Cleve gave him 4 year 50 million with 26 guaranteed
Per sports ap. Just a follow up
The Injury Report is too often manipulated and inaccurate.......and becoming more of a joke.,,,,,,,,,,,and the NFL looking the other way finds yet another way to display its spreading hypocrisy.
NFL has a dilemma over undisclosed Le’Veon Bell injury
One week after Seahawks coach Pete Carroll admitted that the team had failed to disclose a knee injury suffered during the season by cornerback Richard Sherman, the Steelers have acknowledged the failure to disclose a groin injury to running back Le’Veon Bell. Unlike the Seahawks, however, the Steelers have stopped short of admitting that Bell’s injury required disclosure under the league’s injury report policy.
It was no coincidence that coach Mike Tomlin, in admitting that he knew about Bell’s groin injury, said that the injury “wasn’t significant.” Tomlin specifically was staying on the right side of the injury reporting policy.
The injury report policy specifically requires the disclosure of only “significant or noteworthy injuries” on the Practice Report. So the argument from the Steelers would be that, because Bell’s injury was not “significant,” it didn’t need to be disclosed.
Here’s the problem with that argument. Bell had been missing practice time. Each of the three Wednesdays before the team’s playoff games, Bell didn’t practice. Last Thursday, he missed practice for “personal reasons.”
The circumstances put the league office in a tough spot. If Bell missed no practice time, the folks at 345 Park Avenue could say, “The injury wasn’t significant, and Bell participated in all practices and games.” Since Bell missed four of nine practices over a three-week period with the “not injury related” designation at a time when Bell had a groin injury, the league will have a hard time burying its head in the sand on this one.
The availble evidence suggests that the “management” of Bell’s injury included giving him days off that deliberately were characterized as “not injury related” in order to conceal the injury. Without exploring the situation in further detail, there’s no way to know the truth.
But any investigation would expose just how easy it is to fudge the injury reports, something that pretty much every team does at one time or another, justified in part by the belief that everyone else is doing it, so we may as well do it, too.
Bottom line? The league would prefer to stay out of the injury report rabbit hole, because eventually it will become too clear to too many people that cheating on the injury report is widespread. The problem is that, between the Seahawks last week and the Steelers this week, the NFL may have no choice but to wallow in the reality that the hiding of injuries happens a lot more frequently than the average fan realizes.
Rules are not made to be followed. Evidently, the joke that is the NFL continues.
Colts have revealed their list of GM interviews: Chris Ballard, Scott Fitterer, Trent Kirchner, George Paton, Jimmy Raye III, Eliot Wolf
Safety, though, is the NFL main concern..............

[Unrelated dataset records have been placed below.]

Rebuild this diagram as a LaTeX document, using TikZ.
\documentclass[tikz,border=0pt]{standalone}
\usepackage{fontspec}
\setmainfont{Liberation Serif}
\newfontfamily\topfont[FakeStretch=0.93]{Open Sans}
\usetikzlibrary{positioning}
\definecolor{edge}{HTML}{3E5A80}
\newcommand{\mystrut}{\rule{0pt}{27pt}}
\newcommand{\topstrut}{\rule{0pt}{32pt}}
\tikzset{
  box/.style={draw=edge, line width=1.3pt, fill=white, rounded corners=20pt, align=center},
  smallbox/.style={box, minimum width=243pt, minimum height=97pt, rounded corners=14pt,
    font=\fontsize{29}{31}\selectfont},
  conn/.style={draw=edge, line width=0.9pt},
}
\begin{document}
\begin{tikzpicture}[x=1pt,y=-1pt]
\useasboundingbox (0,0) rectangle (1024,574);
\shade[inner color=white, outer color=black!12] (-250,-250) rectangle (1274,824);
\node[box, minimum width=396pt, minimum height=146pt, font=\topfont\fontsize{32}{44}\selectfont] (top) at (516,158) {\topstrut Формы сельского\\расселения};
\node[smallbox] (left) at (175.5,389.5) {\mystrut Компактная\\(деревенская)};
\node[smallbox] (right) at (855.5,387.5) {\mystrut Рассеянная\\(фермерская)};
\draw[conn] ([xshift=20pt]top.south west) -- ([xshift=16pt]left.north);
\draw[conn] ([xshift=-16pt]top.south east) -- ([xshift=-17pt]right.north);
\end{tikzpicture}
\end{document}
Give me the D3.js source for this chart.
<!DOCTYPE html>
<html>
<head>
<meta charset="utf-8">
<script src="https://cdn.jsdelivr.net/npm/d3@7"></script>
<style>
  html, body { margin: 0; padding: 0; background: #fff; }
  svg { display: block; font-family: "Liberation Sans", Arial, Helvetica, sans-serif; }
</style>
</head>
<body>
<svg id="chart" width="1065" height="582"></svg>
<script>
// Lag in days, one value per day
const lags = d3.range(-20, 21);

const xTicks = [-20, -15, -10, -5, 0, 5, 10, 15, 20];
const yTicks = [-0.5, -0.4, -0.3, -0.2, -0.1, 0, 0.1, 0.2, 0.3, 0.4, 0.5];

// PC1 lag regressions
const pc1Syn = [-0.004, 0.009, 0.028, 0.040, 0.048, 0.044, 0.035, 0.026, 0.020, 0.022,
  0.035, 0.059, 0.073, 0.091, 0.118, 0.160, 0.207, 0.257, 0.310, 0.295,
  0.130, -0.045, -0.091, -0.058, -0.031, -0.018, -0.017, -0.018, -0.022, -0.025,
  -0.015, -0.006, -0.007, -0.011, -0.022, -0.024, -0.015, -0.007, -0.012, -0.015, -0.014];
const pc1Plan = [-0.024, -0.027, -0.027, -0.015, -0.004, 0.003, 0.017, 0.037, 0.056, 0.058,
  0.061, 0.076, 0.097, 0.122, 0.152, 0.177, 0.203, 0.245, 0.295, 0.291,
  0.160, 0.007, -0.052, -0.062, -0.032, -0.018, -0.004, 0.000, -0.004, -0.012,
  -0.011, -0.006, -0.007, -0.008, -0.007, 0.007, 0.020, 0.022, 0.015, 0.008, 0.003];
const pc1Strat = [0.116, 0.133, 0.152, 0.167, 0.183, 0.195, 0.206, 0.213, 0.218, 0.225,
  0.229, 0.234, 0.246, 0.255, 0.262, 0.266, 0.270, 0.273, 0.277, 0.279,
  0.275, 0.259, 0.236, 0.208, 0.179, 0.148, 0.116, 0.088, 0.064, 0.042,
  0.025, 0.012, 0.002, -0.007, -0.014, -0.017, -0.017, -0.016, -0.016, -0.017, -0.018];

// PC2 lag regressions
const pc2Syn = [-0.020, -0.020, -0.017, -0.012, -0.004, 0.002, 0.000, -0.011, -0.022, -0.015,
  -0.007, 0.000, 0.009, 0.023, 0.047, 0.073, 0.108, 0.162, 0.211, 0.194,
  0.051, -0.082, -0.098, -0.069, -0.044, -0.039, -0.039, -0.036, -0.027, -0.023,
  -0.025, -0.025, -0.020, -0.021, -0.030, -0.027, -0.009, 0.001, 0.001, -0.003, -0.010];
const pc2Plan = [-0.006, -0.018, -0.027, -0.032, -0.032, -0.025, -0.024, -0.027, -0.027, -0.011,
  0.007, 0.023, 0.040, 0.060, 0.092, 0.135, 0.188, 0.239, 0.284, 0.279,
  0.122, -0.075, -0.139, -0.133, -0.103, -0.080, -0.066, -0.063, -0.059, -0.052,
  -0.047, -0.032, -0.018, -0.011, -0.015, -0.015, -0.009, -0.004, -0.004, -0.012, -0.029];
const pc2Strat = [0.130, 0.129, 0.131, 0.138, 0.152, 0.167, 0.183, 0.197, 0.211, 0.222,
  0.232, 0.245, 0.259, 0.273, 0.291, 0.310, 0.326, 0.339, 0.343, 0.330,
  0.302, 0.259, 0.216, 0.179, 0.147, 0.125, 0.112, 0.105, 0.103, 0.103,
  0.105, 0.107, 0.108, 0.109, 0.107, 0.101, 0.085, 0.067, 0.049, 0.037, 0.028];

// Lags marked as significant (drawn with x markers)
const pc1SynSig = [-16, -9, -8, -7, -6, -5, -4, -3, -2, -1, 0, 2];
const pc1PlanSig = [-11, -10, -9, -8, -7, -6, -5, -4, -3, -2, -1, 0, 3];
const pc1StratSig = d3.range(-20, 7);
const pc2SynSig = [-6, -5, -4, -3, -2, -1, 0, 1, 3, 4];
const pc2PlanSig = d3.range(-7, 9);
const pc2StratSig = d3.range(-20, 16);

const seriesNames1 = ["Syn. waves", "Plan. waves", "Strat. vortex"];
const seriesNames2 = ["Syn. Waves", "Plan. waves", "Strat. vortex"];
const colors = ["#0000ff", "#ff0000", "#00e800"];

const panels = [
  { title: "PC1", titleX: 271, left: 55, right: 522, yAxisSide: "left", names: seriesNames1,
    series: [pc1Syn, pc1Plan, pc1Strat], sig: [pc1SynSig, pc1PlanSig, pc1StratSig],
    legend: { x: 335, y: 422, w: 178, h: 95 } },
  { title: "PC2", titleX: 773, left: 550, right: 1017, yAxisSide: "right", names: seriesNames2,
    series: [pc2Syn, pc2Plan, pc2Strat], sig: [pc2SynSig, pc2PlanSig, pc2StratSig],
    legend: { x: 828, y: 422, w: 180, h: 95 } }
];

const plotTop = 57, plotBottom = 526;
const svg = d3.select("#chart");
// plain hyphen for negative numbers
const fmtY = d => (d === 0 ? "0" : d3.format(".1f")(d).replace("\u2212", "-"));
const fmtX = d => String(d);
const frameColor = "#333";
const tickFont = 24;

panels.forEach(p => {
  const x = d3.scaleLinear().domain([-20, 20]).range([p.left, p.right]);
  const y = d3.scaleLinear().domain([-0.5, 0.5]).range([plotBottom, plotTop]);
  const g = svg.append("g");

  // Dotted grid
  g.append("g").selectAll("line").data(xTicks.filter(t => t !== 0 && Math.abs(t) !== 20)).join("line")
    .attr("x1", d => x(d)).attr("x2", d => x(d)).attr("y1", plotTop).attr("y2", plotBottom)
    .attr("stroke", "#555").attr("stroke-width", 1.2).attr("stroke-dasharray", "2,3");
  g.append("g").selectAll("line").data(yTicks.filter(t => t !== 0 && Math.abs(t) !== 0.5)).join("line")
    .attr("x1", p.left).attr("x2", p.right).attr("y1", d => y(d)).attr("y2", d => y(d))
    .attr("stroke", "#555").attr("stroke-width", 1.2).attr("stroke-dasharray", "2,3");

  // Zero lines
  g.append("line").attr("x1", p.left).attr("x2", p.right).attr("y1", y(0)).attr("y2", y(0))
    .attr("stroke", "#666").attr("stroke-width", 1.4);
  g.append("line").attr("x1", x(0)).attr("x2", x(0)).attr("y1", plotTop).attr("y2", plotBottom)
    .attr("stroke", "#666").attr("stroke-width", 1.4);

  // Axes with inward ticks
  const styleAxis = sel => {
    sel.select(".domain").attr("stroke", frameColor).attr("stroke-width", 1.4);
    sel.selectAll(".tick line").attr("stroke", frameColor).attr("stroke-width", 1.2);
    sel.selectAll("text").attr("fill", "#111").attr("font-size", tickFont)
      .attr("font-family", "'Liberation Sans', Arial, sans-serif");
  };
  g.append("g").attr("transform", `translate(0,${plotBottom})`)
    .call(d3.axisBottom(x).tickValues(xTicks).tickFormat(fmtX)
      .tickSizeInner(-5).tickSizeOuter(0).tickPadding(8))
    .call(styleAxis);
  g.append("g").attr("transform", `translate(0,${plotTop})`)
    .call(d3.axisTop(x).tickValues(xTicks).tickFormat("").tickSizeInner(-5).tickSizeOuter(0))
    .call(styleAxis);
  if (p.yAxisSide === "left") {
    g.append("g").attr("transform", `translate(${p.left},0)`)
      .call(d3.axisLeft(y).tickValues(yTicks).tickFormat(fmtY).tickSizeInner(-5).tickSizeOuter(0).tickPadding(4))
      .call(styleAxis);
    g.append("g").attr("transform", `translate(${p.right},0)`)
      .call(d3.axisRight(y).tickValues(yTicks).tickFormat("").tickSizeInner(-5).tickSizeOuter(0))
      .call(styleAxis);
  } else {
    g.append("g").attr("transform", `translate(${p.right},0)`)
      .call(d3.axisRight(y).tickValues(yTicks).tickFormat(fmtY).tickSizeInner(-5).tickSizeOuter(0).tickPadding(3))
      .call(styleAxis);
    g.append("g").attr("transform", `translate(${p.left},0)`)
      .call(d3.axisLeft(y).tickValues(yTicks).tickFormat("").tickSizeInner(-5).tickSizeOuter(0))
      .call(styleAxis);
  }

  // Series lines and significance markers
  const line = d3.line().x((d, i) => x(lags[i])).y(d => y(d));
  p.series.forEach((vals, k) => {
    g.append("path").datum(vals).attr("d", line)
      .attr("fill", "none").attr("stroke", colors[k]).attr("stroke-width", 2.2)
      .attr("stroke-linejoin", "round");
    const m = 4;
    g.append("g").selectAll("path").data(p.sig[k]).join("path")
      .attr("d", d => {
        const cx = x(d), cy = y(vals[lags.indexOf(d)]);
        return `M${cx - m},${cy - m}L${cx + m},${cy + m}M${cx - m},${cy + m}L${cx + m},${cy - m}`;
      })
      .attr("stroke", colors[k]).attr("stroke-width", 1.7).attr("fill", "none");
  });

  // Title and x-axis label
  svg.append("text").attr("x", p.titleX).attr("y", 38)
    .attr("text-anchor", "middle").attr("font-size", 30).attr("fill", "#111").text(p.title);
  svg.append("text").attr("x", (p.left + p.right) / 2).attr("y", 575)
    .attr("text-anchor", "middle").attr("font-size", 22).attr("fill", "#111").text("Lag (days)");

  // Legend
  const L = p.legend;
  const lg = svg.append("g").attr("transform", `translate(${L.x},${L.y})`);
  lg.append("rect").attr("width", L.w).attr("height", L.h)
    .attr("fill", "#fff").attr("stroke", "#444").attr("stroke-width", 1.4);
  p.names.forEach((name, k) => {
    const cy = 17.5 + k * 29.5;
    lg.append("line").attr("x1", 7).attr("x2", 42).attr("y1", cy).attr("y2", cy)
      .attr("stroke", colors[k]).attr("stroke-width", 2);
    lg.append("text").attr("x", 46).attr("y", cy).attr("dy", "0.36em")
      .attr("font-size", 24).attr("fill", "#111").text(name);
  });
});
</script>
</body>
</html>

Kinda reminds me of NSZ thread in the past about speed limit signs (rules). Don't really mean what they say, it's just a suggestion. If everybody speeds it's ok for you (generic) to speed. It's today's entitled society. I do what I please, rules are for the other guy.

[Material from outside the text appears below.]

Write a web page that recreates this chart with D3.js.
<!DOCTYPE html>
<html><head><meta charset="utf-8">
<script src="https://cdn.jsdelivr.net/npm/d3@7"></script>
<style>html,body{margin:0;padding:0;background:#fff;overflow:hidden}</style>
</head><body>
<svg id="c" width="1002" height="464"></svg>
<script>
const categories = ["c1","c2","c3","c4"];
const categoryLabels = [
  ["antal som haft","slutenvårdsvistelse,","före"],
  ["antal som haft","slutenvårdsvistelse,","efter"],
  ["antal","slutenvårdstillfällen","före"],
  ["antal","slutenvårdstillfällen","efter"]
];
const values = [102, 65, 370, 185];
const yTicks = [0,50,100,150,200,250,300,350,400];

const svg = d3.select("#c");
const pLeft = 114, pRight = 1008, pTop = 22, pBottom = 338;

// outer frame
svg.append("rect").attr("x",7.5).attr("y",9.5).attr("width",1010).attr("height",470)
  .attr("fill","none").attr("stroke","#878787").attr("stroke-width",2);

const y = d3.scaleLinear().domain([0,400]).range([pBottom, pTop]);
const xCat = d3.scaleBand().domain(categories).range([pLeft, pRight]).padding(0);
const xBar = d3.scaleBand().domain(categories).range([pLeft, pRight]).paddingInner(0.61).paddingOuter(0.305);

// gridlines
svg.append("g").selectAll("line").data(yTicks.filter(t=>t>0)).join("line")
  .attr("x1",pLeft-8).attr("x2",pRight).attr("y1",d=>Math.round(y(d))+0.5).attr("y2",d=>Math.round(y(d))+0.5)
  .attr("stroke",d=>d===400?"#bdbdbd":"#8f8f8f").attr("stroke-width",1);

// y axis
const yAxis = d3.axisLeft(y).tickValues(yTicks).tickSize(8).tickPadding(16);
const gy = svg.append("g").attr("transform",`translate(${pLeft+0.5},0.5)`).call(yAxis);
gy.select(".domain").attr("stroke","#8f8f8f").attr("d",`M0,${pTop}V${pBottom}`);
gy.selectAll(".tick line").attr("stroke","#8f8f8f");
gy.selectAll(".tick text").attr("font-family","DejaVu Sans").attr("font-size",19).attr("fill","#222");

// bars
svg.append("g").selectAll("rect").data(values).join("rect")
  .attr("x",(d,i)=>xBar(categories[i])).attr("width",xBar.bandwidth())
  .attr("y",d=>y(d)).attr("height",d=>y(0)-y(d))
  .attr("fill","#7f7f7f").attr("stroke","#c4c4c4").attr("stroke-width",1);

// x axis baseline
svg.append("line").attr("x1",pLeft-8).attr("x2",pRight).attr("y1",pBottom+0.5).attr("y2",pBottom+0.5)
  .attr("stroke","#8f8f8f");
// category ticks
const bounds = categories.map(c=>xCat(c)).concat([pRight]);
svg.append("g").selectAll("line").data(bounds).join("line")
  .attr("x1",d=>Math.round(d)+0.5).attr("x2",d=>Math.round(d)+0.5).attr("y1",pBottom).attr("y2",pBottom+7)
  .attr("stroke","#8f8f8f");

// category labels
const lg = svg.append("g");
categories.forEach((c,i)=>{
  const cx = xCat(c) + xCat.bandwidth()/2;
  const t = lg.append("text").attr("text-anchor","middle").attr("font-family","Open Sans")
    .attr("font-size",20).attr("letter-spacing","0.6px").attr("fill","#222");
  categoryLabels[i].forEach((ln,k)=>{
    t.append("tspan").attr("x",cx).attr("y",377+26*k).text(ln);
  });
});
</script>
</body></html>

Pete Carrolls cheating goes way back to his USC days. Reggie Bush is the prime example.
Not at all what was said in that thread, but carry on.

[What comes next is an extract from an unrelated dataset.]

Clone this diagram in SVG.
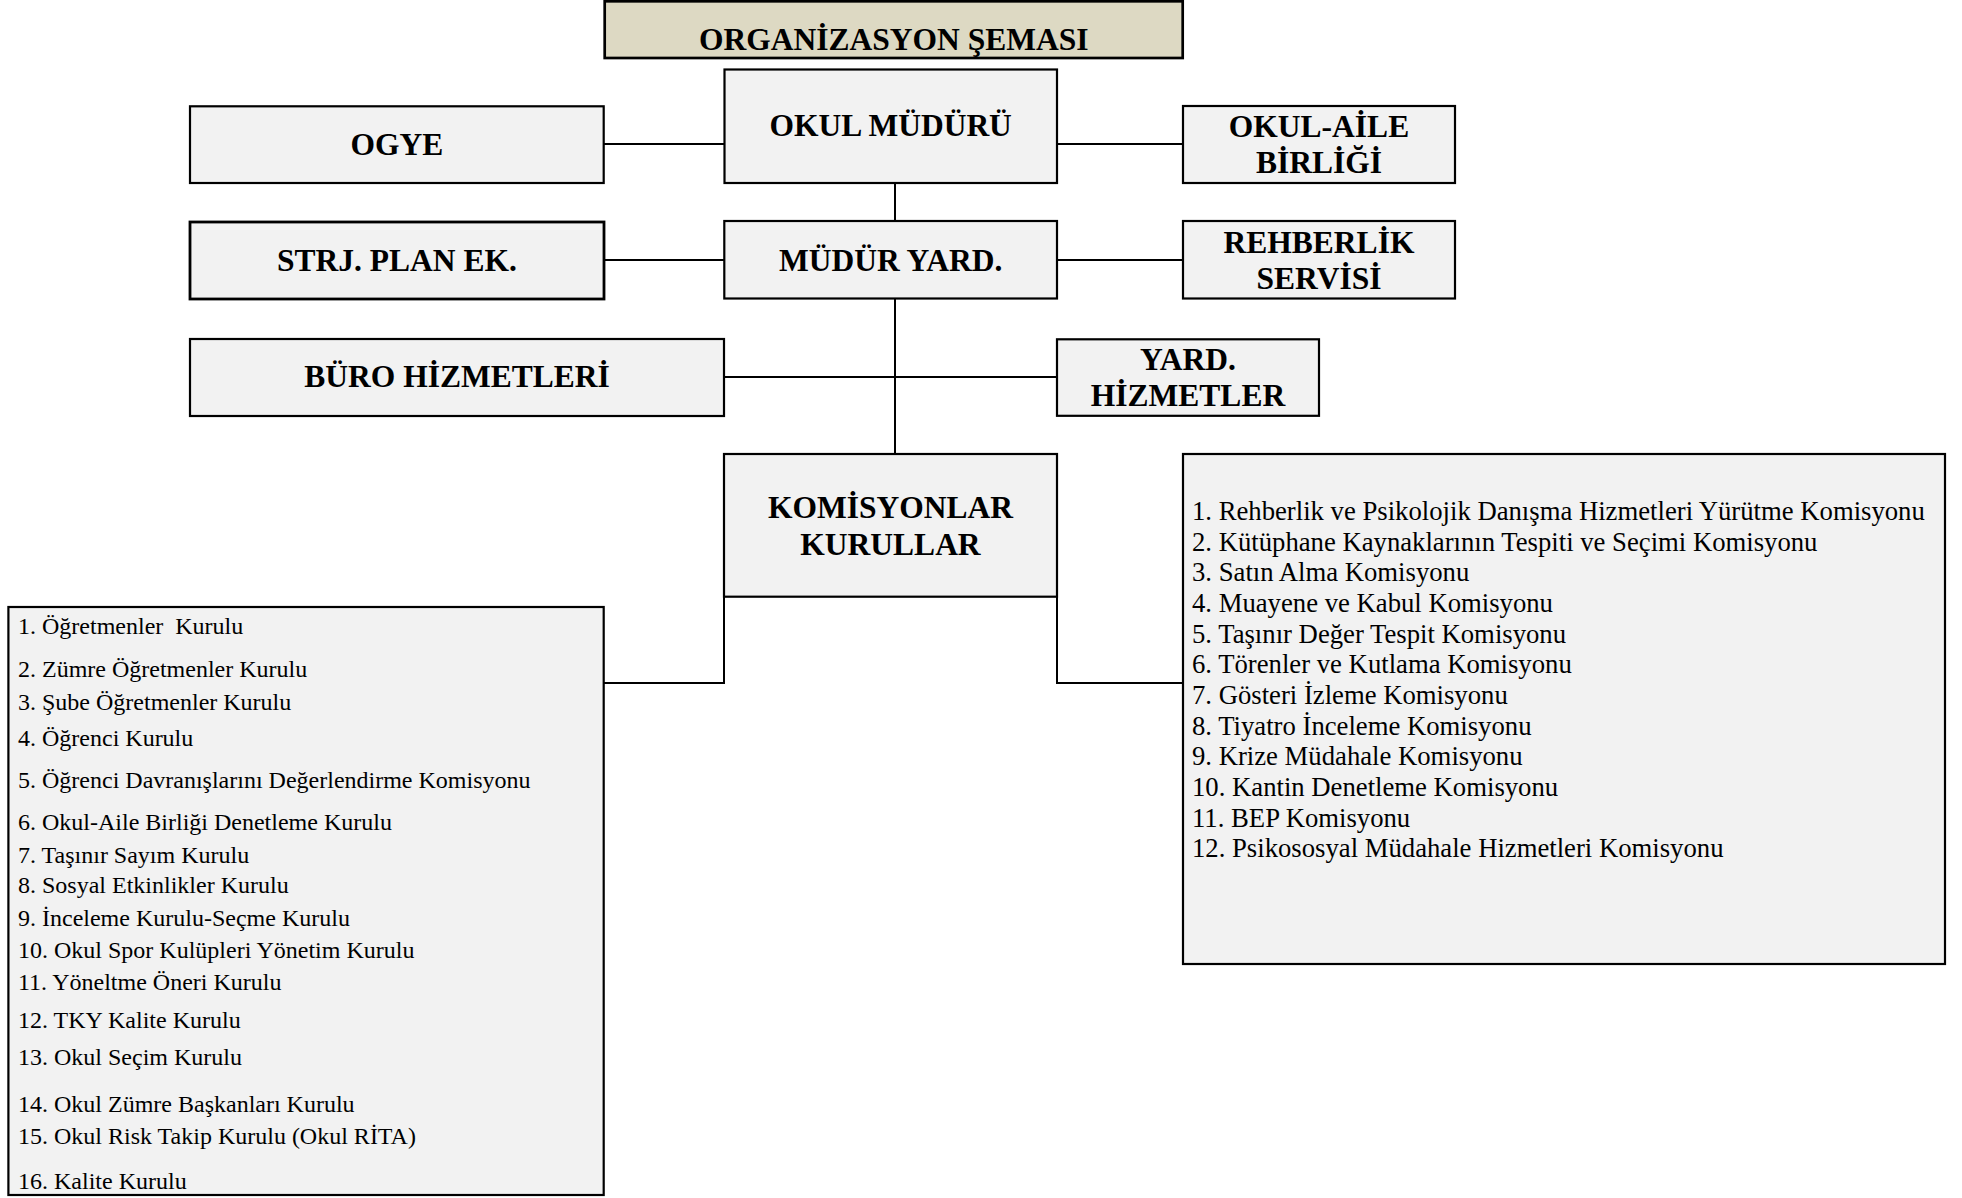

Roger Goodell: Vegas or not, we won’t compromise gambling policies
January 26, 2017, 8:30 AM EST
The NFL has a longstanding and fierce opposition to gambling, which is why many people doubted a team would ever play in Las Vegas. Now it appears that the Raiders will move to Las Vegas, but Commissioner Roger Goodell insists that the league’s stance on gambling hasn’t changed.
Asked by Colin Cowherd if the NFL is softening its opposition to gambling, as the NBA has under Commissioner Adam Silver, Goodell indicated that playing in America’s gambling capital doesn’t signal a shift for the NFL.
“We’ve seen the changes in the culture around the country in gambling,” Goodell said. “We’re obviously very sensitive to that, but we’re also going to evaluate the Raiders case on the relocation application in what’s in the overall best interests of the league. But one thing we can’t ever do is compromise on the game. That’s one of the things we’ll do is to make sure the policies we’ve created, if we did in any way approve the Raiders, I don’t see us compromising on any of the policies.”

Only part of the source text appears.